Monitor Writer Wins Award For Foreign 'Story of Year'
| BOSTON
David Rohde of The Christian Science Monitor has won the Livingston Award for Young Journalists for his international reporting on mass executions in Bosnia.
The other winners of this year's Livingston awards were Chris Adams, a reporter at the New Orleans Times-Picayune, for local reporting on Medicaid fraud; and Jim Lynch, a reporter at the Spokane, Wash., Spokesman-Review, for national reporting on militant separatist groups. Charles Peterson, founding editor of Washington Monthly, was given the first Richard M. Clurman Award for "nurturing, critiquing, and inspiring young journalists."
'Helped to change policy'
"[Mr.
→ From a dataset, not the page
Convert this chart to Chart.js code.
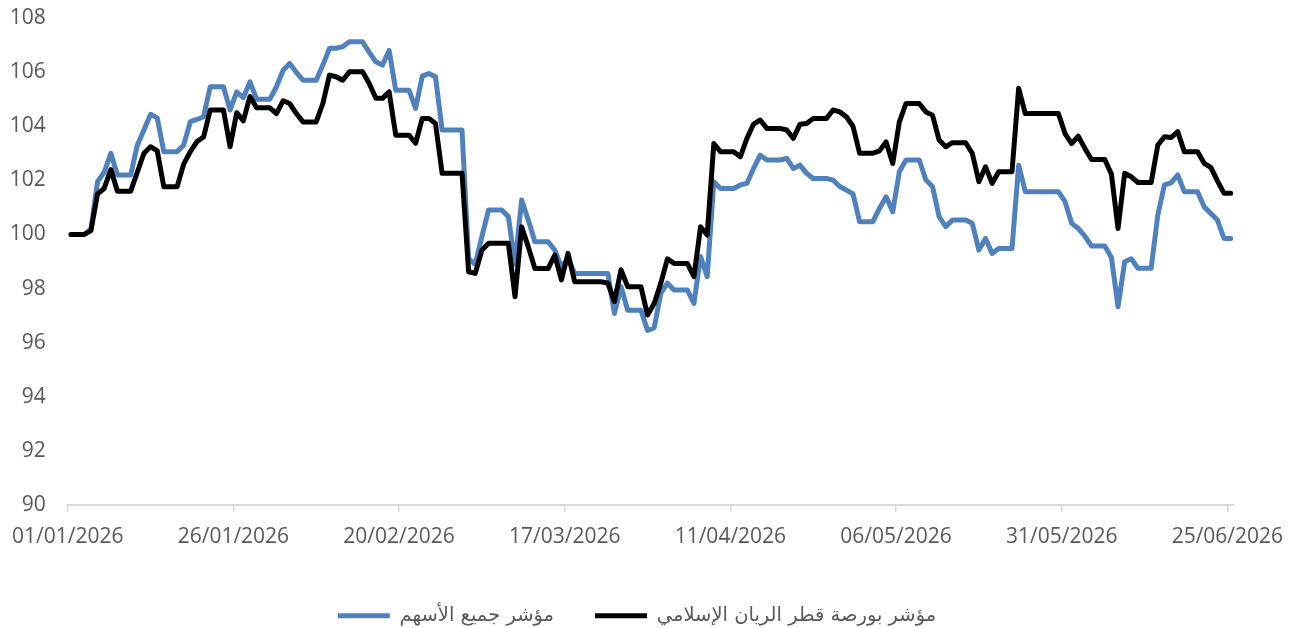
<!DOCTYPE html>
<html>
<head>
<meta charset="utf-8">
<script src="https://cdn.jsdelivr.net/npm/chart.js@4.4.1/dist/chart.umd.min.js"></script>
<style>
html,body{margin:0;padding:0;background:#ffffff;}
#wrap{width:1304px;height:628px;position:relative;}
</style>
</head>
<body>
<div id="wrap"><canvas id="c" width="1304" height="628"></canvas></div>
<script>
// ---- data ----
const startDate = '2026-01-01';
const tickDays = [0, 25, 50, 75, 100, 125, 150, 175];
const tickLabels = ['01/01/2026','26/01/2026','20/02/2026','17/03/2026','11/04/2026','06/05/2026','31/05/2026','25/06/2026'];
const yTickValues = [90, 92, 94, 96, 98, 100, 102, 104, 106, 108];
const seriesNames = ['مؤشر جميع الأسهم', 'مؤشر بورصة قطر الريان الإسلامي'];

// مؤشر جميع الأسهم (daily, 01/01/2026 .. 25/06/2026)
const allShares = [
100.0,100.0,100.0,100.2,101.95,102.3,103.0,102.2,102.2,102.2,
103.3,103.86,104.44,104.31,103.06,103.06,103.06,103.3,104.17,104.25,
104.35,105.46,105.46,105.46,104.6,105.27,105.06,105.64,105.0,105.0,
105.0,105.46,106.07,106.32,105.99,105.7,105.7,105.7,106.26,106.88,
106.88,106.94,107.12,107.12,107.12,106.73,106.38,106.26,106.8,105.33,
105.33,105.33,104.66,105.85,105.95,105.83,103.86,103.86,103.86,103.86,
99.1,98.9,99.92,100.9,100.9,100.9,100.65,98.9,101.27,100.53,
99.73,99.73,99.73,99.42,98.8,99.1,98.56,98.56,98.56,98.56,
98.56,98.56,97.08,98.07,97.2,97.2,97.2,96.45,96.55,97.82,
98.2,97.95,97.95,97.95,97.45,99.18,98.44,101.95,101.7,101.7,
101.7,101.83,101.89,102.44,102.93,102.75,102.75,102.75,102.81,102.44,
102.56,102.26,102.07,102.07,102.07,102.01,101.77,101.64,101.5,100.47,
100.47,100.47,100.96,101.39,100.84,102.32,102.75,102.75,102.75,102.01,
101.77,100.66,100.29,100.53,100.53,100.53,100.41,99.42,99.85,99.3,
99.48,99.48,99.48,102.56,101.58,101.58,101.58,101.58,101.58,101.58,
101.21,100.41,100.22,99.94,99.57,99.57,99.57,99.15,97.33,98.99,
99.1,98.75,98.75,98.75,100.72,101.83,101.91,102.2,101.58,101.58,
101.58,101.02,100.78,100.53,99.85,99.85
];

// مؤشر بورصة قطر الريان الإسلامي
const alRayan = [
100.0,100.0,100.0,100.14,101.5,101.7,102.4,101.6,101.6,101.6,
102.3,103.0,103.24,103.1,101.76,101.76,101.76,102.6,103.06,103.43,
103.6,104.6,104.6,104.6,103.24,104.5,104.2,105.1,104.68,104.68,
104.68,104.47,104.94,104.84,104.47,104.16,104.16,104.16,104.84,105.89,
105.83,105.7,106.01,106.01,106.01,105.58,105.03,105.03,105.27,103.67,
103.67,103.67,103.37,104.29,104.29,104.1,102.26,102.26,102.26,102.26,
98.62,98.56,99.42,99.67,99.67,99.67,99.67,97.7,100.28,99.54,
98.74,98.74,98.74,99.24,98.32,99.3,98.25,98.25,98.25,98.25,
98.25,98.2,97.52,98.69,98.07,98.07,98.07,97.02,97.45,98.2,
99.1,98.93,98.93,98.93,98.44,100.28,99.98,103.36,103.06,103.06,
103.06,102.87,103.55,104.08,104.23,103.92,103.92,103.92,103.86,103.55,
104.07,104.1,104.29,104.29,104.29,104.6,104.53,104.35,104.0,103.0,
103.0,103.0,103.09,103.42,102.62,104.16,104.84,104.84,104.84,104.53,
104.41,103.49,103.24,103.39,103.39,103.39,103.0,101.95,102.5,101.89,
102.32,102.32,102.32,105.4,104.47,104.47,104.47,104.47,104.47,104.47,
103.73,103.36,103.63,103.18,102.77,102.77,102.77,102.23,100.22,102.26,
102.13,101.92,101.92,101.92,103.3,103.61,103.58,103.8,103.06,103.06,
103.06,102.63,102.48,101.98,101.52,101.52
];

// ---- helpers ----
const DAY = 86400000;
const t0 = Date.parse(startDate + 'T00:00:00Z');
const dates = allShares.map((_, i) => new Date(t0 + i * DAY).toISOString().slice(0, 10));
// each daily value sits in the middle of its day slot on a date axis
const toPoints = arr => arr.map((v, i) => ({ x: (Date.parse(dates[i] + 'T00:00:00Z') - t0) / DAY + 0.5, y: v }));

const TICK_FONT = { family: '"Open Sans", "Liberation Sans", sans-serif', size: 21 };
const LEGEND_FONT = { family: '"DejaVu Sans", "Noto Sans", sans-serif', size: 19.5 };
const GREY = '#595959';
const LEGEND_H = 63;

const legendFix = {
  id: 'legendFix',
  beforeLayout(chart) {
    const lg = chart.legend;
    if (lg && !lg._patched) {
      const f = lg.fit;
      lg.fit = function () { f.call(this); this.height = LEGEND_H; };
      lg._patched = true;
    }
  },
  afterLayout(chart) {
    const lg = chart.legend;
    if (lg) { lg.left = 40; }
  }
};

new Chart(document.getElementById('c'), {
  type: 'line',
  data: {
    datasets: [
      {
        label: seriesNames[1],
        data: toPoints(alRayan),
        borderColor: '#000000',
        backgroundColor: '#000000',
        borderWidth: 5,
        borderCapStyle: 'round',
        borderJoinStyle: 'round',
        pointRadius: 0,
        tension: 0
      },
      {
        label: seriesNames[0],
        data: toPoints(allShares),
        borderColor: '#4f81bd',
        backgroundColor: '#4f81bd',
        borderWidth: 5,
        borderCapStyle: 'round',
        borderJoinStyle: 'round',
        pointRadius: 0,
        tension: 0
      }
    ]
  },
  options: {
    responsive: false,
    devicePixelRatio: 1,
    animation: false,
    events: [],
    layout: { padding: { left: 0, right: 70, top: 18, bottom: 0 } },
    scales: {
      x: {
        type: 'linear',
        min: 0,
        max: 176,
        afterBuildTicks: s => { s.ticks = tickDays.map(v => ({ value: v })); },
        afterFit: s => { s.height = 60; },
        ticks: {
          autoSkip: false,
          maxRotation: 0,
          minRotation: 0,
          padding: 12,
          color: GREY,
          font: TICK_FONT,
          callback: (v, i) => tickLabels[i]
        },
        grid: { display: true, drawOnChartArea: false, drawTicks: true, tickLength: 7, color: '#d9d9d9', lineWidth: 1.5 },
        border: { display: true, color: '#d9d9d9', width: 2 }
      },
      y: {
        min: 90,
        max: 108,
        afterBuildTicks: s => { s.ticks = yTickValues.map(v => ({ value: v })); },
        afterFit: s => { s.width = 64.3; s.paddingTop = 0; s.paddingBottom = 0; },
        ticks: { padding: 22, color: GREY, font: TICK_FONT },
        grid: { display: false, drawTicks: false },
        border: { display: false }
      }
    },
    plugins: {
      tooltip: { enabled: false },
      legend: {
        position: 'bottom',
        reverse: true,
        labels: {
          usePointStyle: true,
          pointStyle: 'line',
          pointStyleWidth: 52,
          boxHeight: 5,
          padding: 41,
          color: GREY,
          font: LEGEND_FONT
        }
      }
    }
  },
  plugins: [legendFix]
});
</script>
</body>
</html>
Rohde] deserves the highest award he can get," says journalist Mike Wallace of CBS's "60 Minutes" news program, who was one of the judges for the Livingston Award. "What [his work] showed me was courage, resourcefulness, and an extraordinary piece of reportage that helped to change policy."
In addition to the Livingston Award, Rohde won this year's Pulitzer Prize for international reporting, the Overseas Press Club of America award for best newspaper reporting from abroad, The George Polk Award for foreign reporting, The Sigma Delta Chi Award for foreign correspondence, Columbia Graduate School of Journalism's Paul Tobenkin Memorial Award for foreign reporting, the Investigative Reporters and Editors award for investigative reporting, and a Certificate of Recognition for Excellence in International Journalism from the Paul H. Nitze School of Advanced International Studies at the Johns Hopkins University.
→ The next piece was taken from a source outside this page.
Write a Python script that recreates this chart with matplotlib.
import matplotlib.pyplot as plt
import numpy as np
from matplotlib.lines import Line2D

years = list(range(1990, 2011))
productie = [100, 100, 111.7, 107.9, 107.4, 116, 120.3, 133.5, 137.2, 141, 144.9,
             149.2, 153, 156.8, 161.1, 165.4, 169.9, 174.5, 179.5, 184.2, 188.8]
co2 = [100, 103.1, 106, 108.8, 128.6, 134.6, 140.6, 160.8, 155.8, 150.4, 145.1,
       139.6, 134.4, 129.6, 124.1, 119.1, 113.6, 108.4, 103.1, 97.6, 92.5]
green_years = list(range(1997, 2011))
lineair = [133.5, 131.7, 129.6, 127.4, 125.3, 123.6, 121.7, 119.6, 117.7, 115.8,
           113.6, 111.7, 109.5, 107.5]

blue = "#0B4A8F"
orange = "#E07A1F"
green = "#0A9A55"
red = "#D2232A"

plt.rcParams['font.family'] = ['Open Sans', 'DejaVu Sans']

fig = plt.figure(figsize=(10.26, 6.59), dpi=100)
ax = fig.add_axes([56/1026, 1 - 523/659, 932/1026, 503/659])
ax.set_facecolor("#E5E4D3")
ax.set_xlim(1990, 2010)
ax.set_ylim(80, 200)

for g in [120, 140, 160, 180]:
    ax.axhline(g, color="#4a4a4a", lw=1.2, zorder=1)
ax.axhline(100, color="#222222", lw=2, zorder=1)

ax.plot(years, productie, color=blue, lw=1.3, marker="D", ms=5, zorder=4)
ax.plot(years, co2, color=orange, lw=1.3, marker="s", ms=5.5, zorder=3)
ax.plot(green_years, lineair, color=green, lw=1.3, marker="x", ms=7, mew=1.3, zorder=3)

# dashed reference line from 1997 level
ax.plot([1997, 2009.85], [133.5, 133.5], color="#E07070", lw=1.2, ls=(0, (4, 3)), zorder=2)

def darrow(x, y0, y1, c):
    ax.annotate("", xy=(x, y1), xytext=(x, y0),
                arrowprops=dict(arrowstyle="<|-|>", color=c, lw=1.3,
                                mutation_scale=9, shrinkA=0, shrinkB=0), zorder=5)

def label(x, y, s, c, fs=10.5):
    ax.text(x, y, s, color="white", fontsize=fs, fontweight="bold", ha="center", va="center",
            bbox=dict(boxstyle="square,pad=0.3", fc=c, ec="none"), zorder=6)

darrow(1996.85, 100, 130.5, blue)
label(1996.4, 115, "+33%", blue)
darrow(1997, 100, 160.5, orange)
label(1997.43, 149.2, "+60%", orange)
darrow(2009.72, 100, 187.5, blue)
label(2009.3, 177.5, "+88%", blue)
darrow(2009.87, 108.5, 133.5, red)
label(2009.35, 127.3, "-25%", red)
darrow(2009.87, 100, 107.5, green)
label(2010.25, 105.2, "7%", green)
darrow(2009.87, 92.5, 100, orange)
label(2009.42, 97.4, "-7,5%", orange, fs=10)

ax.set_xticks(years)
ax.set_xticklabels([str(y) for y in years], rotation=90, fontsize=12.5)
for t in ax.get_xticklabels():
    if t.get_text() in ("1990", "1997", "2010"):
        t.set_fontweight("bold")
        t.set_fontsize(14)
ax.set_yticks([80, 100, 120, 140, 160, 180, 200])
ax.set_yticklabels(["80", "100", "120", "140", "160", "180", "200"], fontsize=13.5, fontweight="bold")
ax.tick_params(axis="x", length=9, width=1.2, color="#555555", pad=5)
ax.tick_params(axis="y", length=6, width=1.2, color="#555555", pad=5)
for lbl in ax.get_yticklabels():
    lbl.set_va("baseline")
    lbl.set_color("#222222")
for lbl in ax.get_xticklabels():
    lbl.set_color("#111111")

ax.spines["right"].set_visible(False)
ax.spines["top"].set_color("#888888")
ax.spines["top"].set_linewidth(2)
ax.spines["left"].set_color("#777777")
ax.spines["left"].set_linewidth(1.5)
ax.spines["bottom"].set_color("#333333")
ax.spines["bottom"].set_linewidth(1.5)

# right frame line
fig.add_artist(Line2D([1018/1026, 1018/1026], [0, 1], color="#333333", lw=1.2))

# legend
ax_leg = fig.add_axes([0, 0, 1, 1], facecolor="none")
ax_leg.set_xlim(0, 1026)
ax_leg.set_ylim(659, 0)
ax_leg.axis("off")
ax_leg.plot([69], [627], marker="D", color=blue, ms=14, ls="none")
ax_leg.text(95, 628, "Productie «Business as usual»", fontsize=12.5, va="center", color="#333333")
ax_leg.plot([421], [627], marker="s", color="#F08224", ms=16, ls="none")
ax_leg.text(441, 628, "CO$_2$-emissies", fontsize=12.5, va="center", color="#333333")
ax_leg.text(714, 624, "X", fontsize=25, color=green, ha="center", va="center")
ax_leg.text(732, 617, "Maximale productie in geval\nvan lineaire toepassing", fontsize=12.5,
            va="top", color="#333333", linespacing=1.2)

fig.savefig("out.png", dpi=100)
"This absolutely validates the reporting," says Roy Gutman, a reporter for Newsday who won several awards in 1993, including the Pulitzer Prize, for his reports on death camps in Bosnia. "It says your peers have examined this and found that the method of reporting was equal to best. It says that all the top editors in our profession think this is not only the best-written account, but this is the story that matters this year."
Following the fall of the United Nations "safe area" of Srebrenica in Bosnia last July, rumors surfaced that Bosnian Serbs had executed thousands of Muslim men.
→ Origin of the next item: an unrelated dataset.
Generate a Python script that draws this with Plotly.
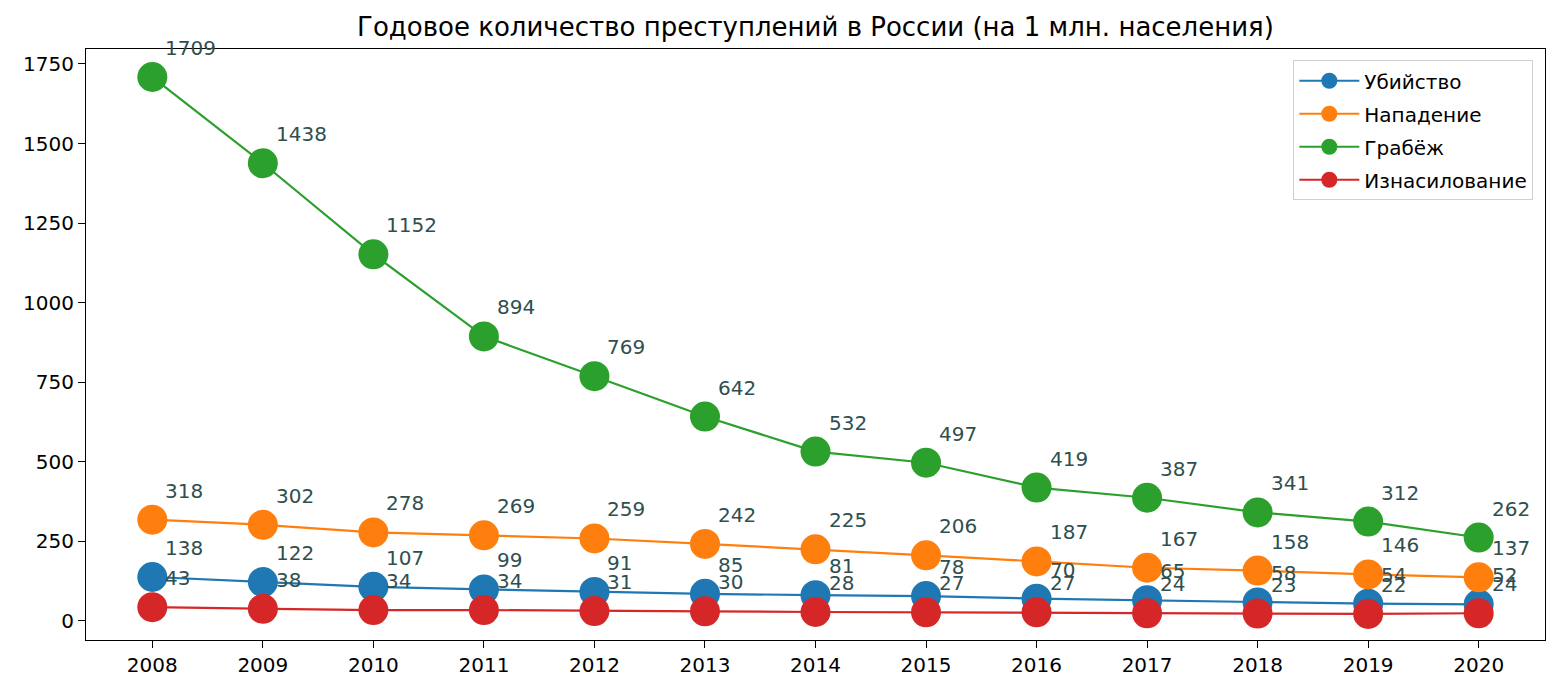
import plotly.graph_objects as go

years = list(range(2008, 2021))
murder = [138, 122, 107, 99, 91, 85, 81, 78, 70, 65, 58, 54, 52]
assault = [318, 302, 278, 269, 259, 242, 225, 206, 187, 167, 158, 146, 137]
robbery = [1709, 1438, 1152, 894, 769, 642, 532, 497, 419, 387, 341, 312, 262]
rape = [43, 38, 34, 34, 31, 30, 28, 27, 27, 24, 23, 22, 24]

names = ["Убийство", "Нападение", "Грабёж", "Изнасилование"]
colors = ["#1f77b4", "#ff7f0e", "#2ca02c", "#d62728"]
series = [murder, assault, robbery, rape]

fig = go.Figure()
for name, color, vals in zip(names, colors, series):
    fig.add_trace(go.Scatter(
        x=years, y=vals, name=name, mode="lines+markers",
        legendgroup=name,
        line=dict(color=color, width=2.2),
        marker=dict(color=color, size=30),
    ))

# подписи значений
for vals in series:
    for yr, v in zip(years, vals):
        fig.add_annotation(
            x=yr, y=v, text=str(v), showarrow=False,
            xanchor="left", yanchor="middle", xshift=11, yshift=29,
            font=dict(size=20, color="#2f4f4f"),
        )

axis_common = dict(
    showgrid=False, zeroline=False, showline=True, linecolor="black",
    linewidth=1.2, mirror=True, ticks="outside", ticklen=7, tickcolor="black",
    tickwidth=1.2, tickfont=dict(size=20, color="black"),
)

# page body has an 8px margin, so the figure is a bit smaller than the window
fig.update_layout(
    width=1552, height=686,
    title=dict(text="Годовое количество преступлений в России (на 1 млн. населения)",
               x=0.5, xanchor="center", xref="paper",
               y=1 - 19 / 686, yanchor="middle",
               font=dict(size=26, color="black")),
    font=dict(family="DejaVu Sans"),
    plot_bgcolor="white", paper_bgcolor="white",
    margin=dict(l=78, r=15, t=41, b=54),
    xaxis=dict(range=[2007.4, 2020.6], tickvals=years, **axis_common),
    yaxis=dict(range=[-60, 1797], tickvals=[0, 250, 500, 750, 1000, 1250, 1500, 1750],
               **axis_common),
    legend=dict(x=0.992, y=0.981, xanchor="right", yanchor="top",
                bordercolor="#d0d0d0", borderwidth=1, bgcolor="white",
                font=dict(size=20, color="black"), itemwidth=60,
                tracegroupgap=4),
    showlegend=True,
)

fig.write_html("out.html")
Rohde was the first Western journalist to visit the area in August and again in October, when he spent 10 days in a Bosnian Serb jail after discovering grim and compelling evidence of the largest massacre in Europe since the Holocaust.
Rohde's eyewitness evidence of massacres at Srebrenica and his comprehensive reporting helped stiffen Western resolve and further marginalize Bosnian Serb leaders Radovan Karadzic and Gen. Ratko Mladic.
Richard Holbrooke, former assistant secretary of state, said Rohde's reports helped him negotiate the Bosnia peace deal in Dayton, Ohio, last November. He used them to convince Serbian President Slobodan Milosevic that Mr. Karadzic and General Mladic, who deny involvement in the July massacres, played roles in them.
Mr. Holbrooke was then able to prevent the Bosnian Serb leaders from attending the November Dayton talks and from running for public office in this September's elections.
'Unassailable'
"What really stood out [in Rohde's reporting] was the methodology and thoroughness, and what I would call a legalistic approach," says Anne Nelson, a 1989 Livingston winner who teaches at Columbia's Graduate School of Journalism. "He put together the pieces of evidence for a case that seemed about as unassailable as you can get in journalism." Ms. Nelson served as a judge this year for the Overseas Press Club and Columbia awards.
Rohde is currently working on a book about the Srebrenica debacle. His work is providing evidence for The International War Crimes Tribunal in The Hague, and has prodded the West toward greater recognition of the atrocities that have taken place in the Balkans.
"Bosnia is not merely a tragedy of the former Yugoslavia, as David's pieces so dramatically point out," says ABC News anchorman Peter Jennings. "It is about us and where we stand on such issues. The Monitor did the country a great public service because it drew us back and forced us to appreciate what it is we stand for."